Hohe Gas- und Strompreise machen der Voest zu schaffen © APA - Austria Presse Agentur
Die hohen Energie- und Arbeitskosten in Europa, zunehmender Protektionismus sowie eine verschärfte Regulatorik in der EU machen voestalpine-Chef Herbert Eibensteiner Kopfzerbrechen. Aussichten auf eine schnelle Konjunkturerholung gebe es nicht, der Umstieg auf Elektromobilität und der Netzausbau kämen nur schleppend voran und auch der strukturelle Fachkräfteengpass werde bleiben, zeichnete Eibensteiner am Freitag bei der "Gewinn"-Messe in Wien ein eher düsteres Bild.

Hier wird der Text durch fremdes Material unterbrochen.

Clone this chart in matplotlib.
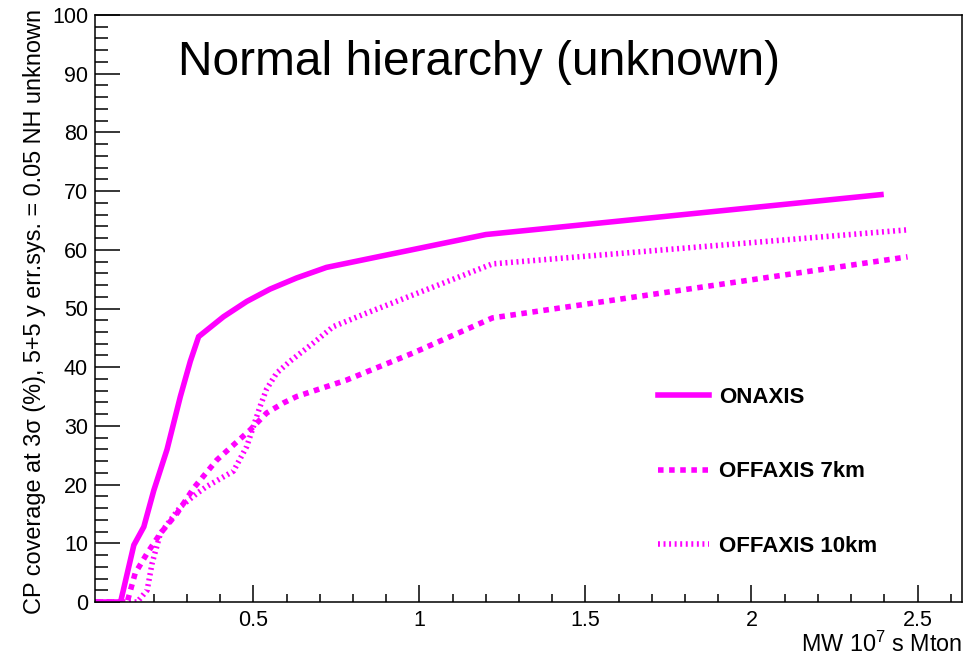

Vor kurzem hat die voestalpine ihre Gewinnerwartung für das laufende Geschäftsjahr 2024/25 (per Ende März) nach unten geschraubt - nach 1,7 Mrd. Euro wird jetzt nur noch ein EBITDA (Gewinn vor Zinsen, Steuern und Abschreibungen) von 1,4 Mrd. Euro erwartet. Das seien zwar 300 Mio. Euro weniger, aber im zweiten Rezessionsjahr sei das immer noch beachtlich, sagte Eibensteiner.
Die Energiekosten gehören zu den größten Problemen der voestalpine. So sei Erdgas bereits vor Covid im Jahr 2019 etwa eineinhalb Mal so teuer gewesen wie in den USA. Jetzt sei das Gas infolge der Ukraine-Krise 5,7-mal so teuer wie in den USA. Der Strompreis sei rund dreimal so hoch wie in den USA. "Das macht uns Schwierigkeiten hier in Europa, zusätzlich zu den Arbeitskosten und den Kosten der Regulatorik. Das ist auch der Grund, warum Europa in der Wettbewerbsfähigkeit gegenüber diesen Märkten zurückfällt."

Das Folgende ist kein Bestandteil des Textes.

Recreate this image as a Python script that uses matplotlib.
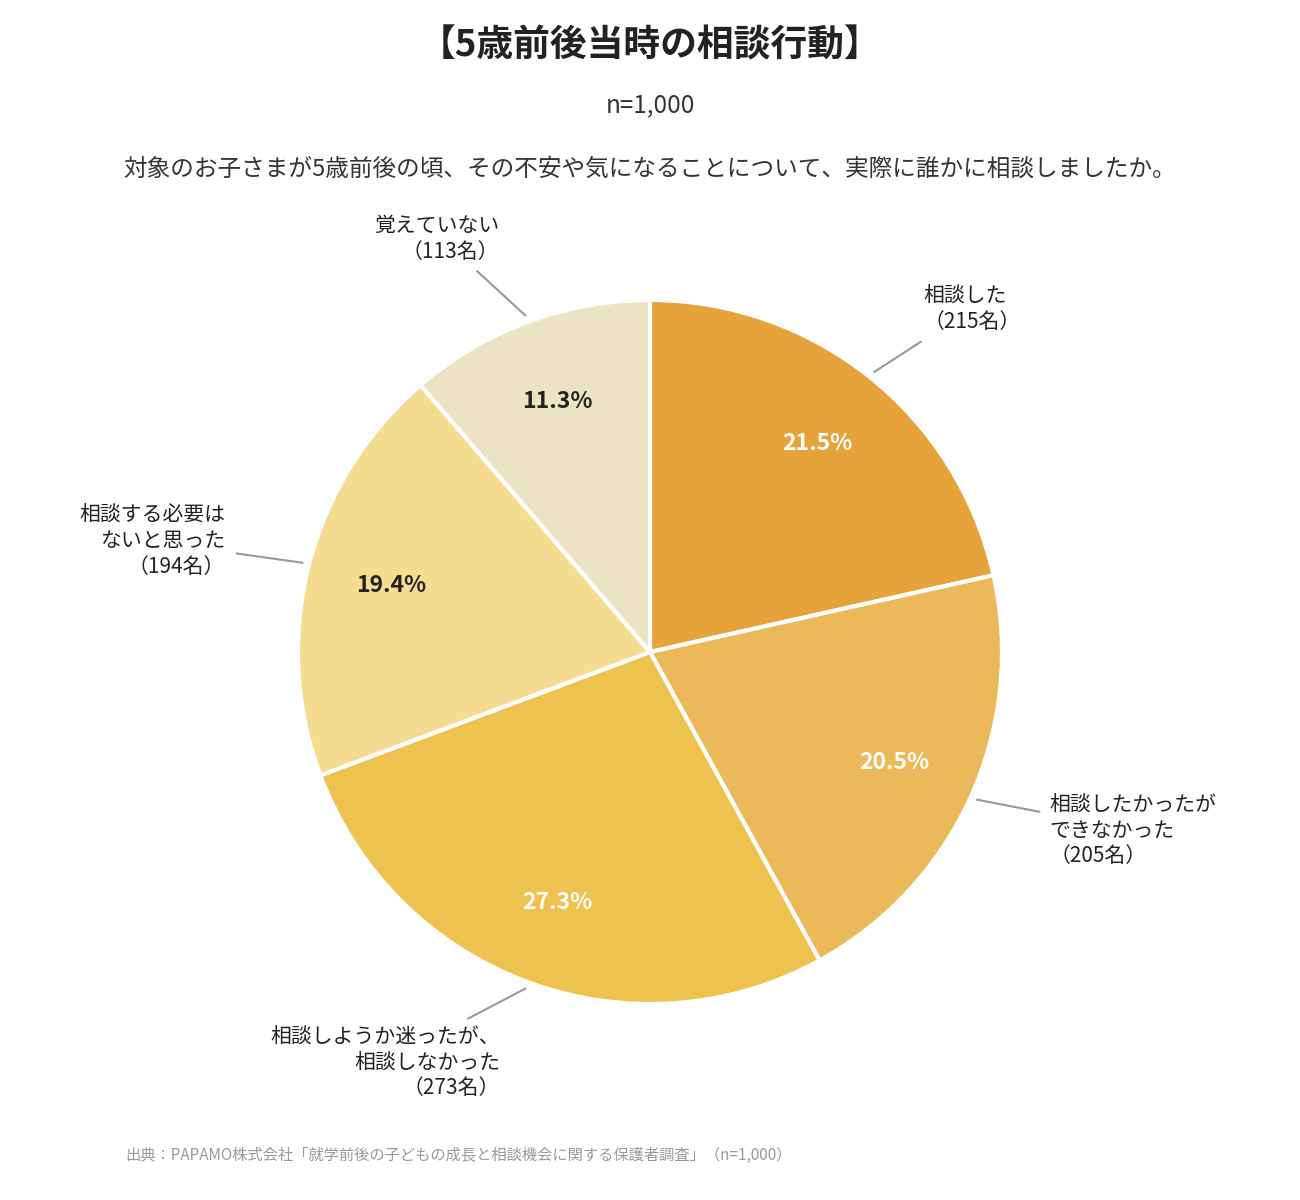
import matplotlib
matplotlib.use("Agg")
import matplotlib.pyplot as plt
import numpy as np

plt.rcParams["font.family"] = ["Noto Sans CJK JP", "DejaVu Sans"]

labels = ["相談した\n（215名）",
          "相談したかったが\nできなかった\n（205名）",
          "相談しようか迷ったが、\n相談しなかった\n（273名）",
          "相談する必要は\nないと思った\n（194名）",
          "覚えていない\n（113名）"]
counts = [215, 205, 273, 194, 113]
shares = [21.5, 20.5, 27.3, 19.4, 11.3]
colors = ["#E6A33C", "#EBB85A", "#EEC24E", "#F5DC90", "#ECE2C4"]
pct_colors = ["white", "white", "white", "#222222", "#222222"]

W, H = 1300, 1200
fig = plt.figure(figsize=(13, 12), dpi=100)

cx, cy, r = 650, 652, 352
ax = fig.add_axes([(cx - r) / W, (H - cy - r) / H, 2 * r / W, 2 * r / H])
wedges, _ = ax.pie(counts, colors=colors, startangle=90, counterclock=False,
                   radius=1, wedgeprops=dict(edgecolor="white", linewidth=3))
ax.set_xlim(-1, 1)
ax.set_ylim(-1, 1)
ax.set_aspect("equal")
ax.axis("off")

# leader line direction from the rim, and text offset from the line end
leaders = [(0.131, 0.085), (0.176, -0.034), (-0.162, -0.085),
           (-0.185, 0.026), (-0.136, 0.125)]
text_off = [(0.008, 0.094, "left"), (0.028, -0.054, "left"),
            (0.091, -0.125, "right"), (-0.034, 0.036, "right"),
            (0.062, 0.093, "right")]

for i, w in enumerate(wedges):
    ang = np.deg2rad((w.theta1 + w.theta2) / 2)
    c, s = np.cos(ang), np.sin(ang)
    ax.text(0.76 * c, 0.76 * s, f"{shares[i]}%", ha="center", va="center",
            fontsize=16.5, fontweight="bold", color=pct_colors[i])
    x0, y0 = 1.02 * c, 1.02 * s
    x1, y1 = x0 + leaders[i][0], y0 + leaders[i][1]
    ax.plot([x0, x1], [y0, y1], color="#999999", lw=1.5, clip_on=False)
    dx, dy, ha = text_off[i]
    ax.text(x1 + dx, y1 + dy, labels[i], ha=ha, va="center",
            multialignment=ha, fontsize=15, color="#222222",
            linespacing=1.22, clip_on=False)

fig.text(0.5, 1 - 46 / H, "【5歳前後当時の相談行動】", ha="center", va="center",
         fontsize=26.5, fontweight="bold", color="#222222")
fig.text(0.5, 1 - 105 / H, "n=1,000", ha="center", va="center",
         fontsize=17.5, color="#333333")
fig.text(0.5, 1 - 169 / H,
         "対象のお子さまが5歳前後の頃、その不安や気になることについて、実際に誰かに相談しましたか。",
         ha="center", va="center", fontsize=17, color="#333333")
fig.text(125 / W, 1 - 1155 / H,
         "出典：PAPAMO株式会社「就学前後の子どもの成長と相談機会に関する保護者調査」（n=1,000）",
         ha="left", va="center", fontsize=11, color="#999999")

fig.savefig("out.png", dpi=100, facecolor="white")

Besonders schwierig sei die Situation in Deutschland, schilderte Eibensteiner. Der Bedarf im Automobilsektor sei rückläufig. "Der Umstieg auf Elektromobilität läuft nicht so gut wie erwartet. Und es ist in der Zwischenzeit auch so, dass die Endkunden mehr sparen und weniger investieren in den Autokauf." Darum habe man in Deutschland vor wenigen Tagen die deutsche Tochtergesellschaft Buderus Edelstahl verkauft - das soll ab dem nächsten Geschäftsjahr eine Ergebnisverbesserung in der High Performance Metals Division um 30 Mio. Euro bringen. Buderus habe ein mittelmäßiges Produktportfolio und schwierige Rahmenbedingungen, "da muss man sich auch trennen".
Sorgen macht dem Voest-Chef auch der Protektionismus. "Es gibt jedes Jahr, auch dieses Jahr wieder, rund 4.000 neue Handelshemmnisse weltweit. Das sind Zölle, das sind neue Normen und so weiter." Kritik übte Eibensteiner an einer verschärften Regulatorik in der EU. "Bei uns arbeiten in der Zwischenzeit 50 Mitarbeiter an den Berichten - vom CSRD ("Corporate Sustainability Reporting Directive", Anm.) über das Lieferkettengesetz und so weiter."
Darüber hinaus komme der Netzausbau in Europa nur schleppend voran und der Fachkräfte-Engpass werde strukturell bleiben, auch wenn sich die da Situation aufgrund der schwachen Konjunktur in der nächsten Zeit entspanne.
Der Wasserstoff für "grünen" Stahl wird künftig großteils nicht aus Mitteleuropa kommen, ist der Voest-Chef überzeugt. "Aber es wird in den nächsten Jahren in Mitteleuropa hoffentlich rechtzeitig ein Netz geben, wo Wasserstoff aus Norwegen und aus anderen Ländern auch tatsächlich zu uns nach Mitteleuropa kommt."
Die Standorte Linz und Donawitz sind laut Eibensteiner nicht gefährdet. "Ein Stahlwerk kann man nicht so leicht verlagern."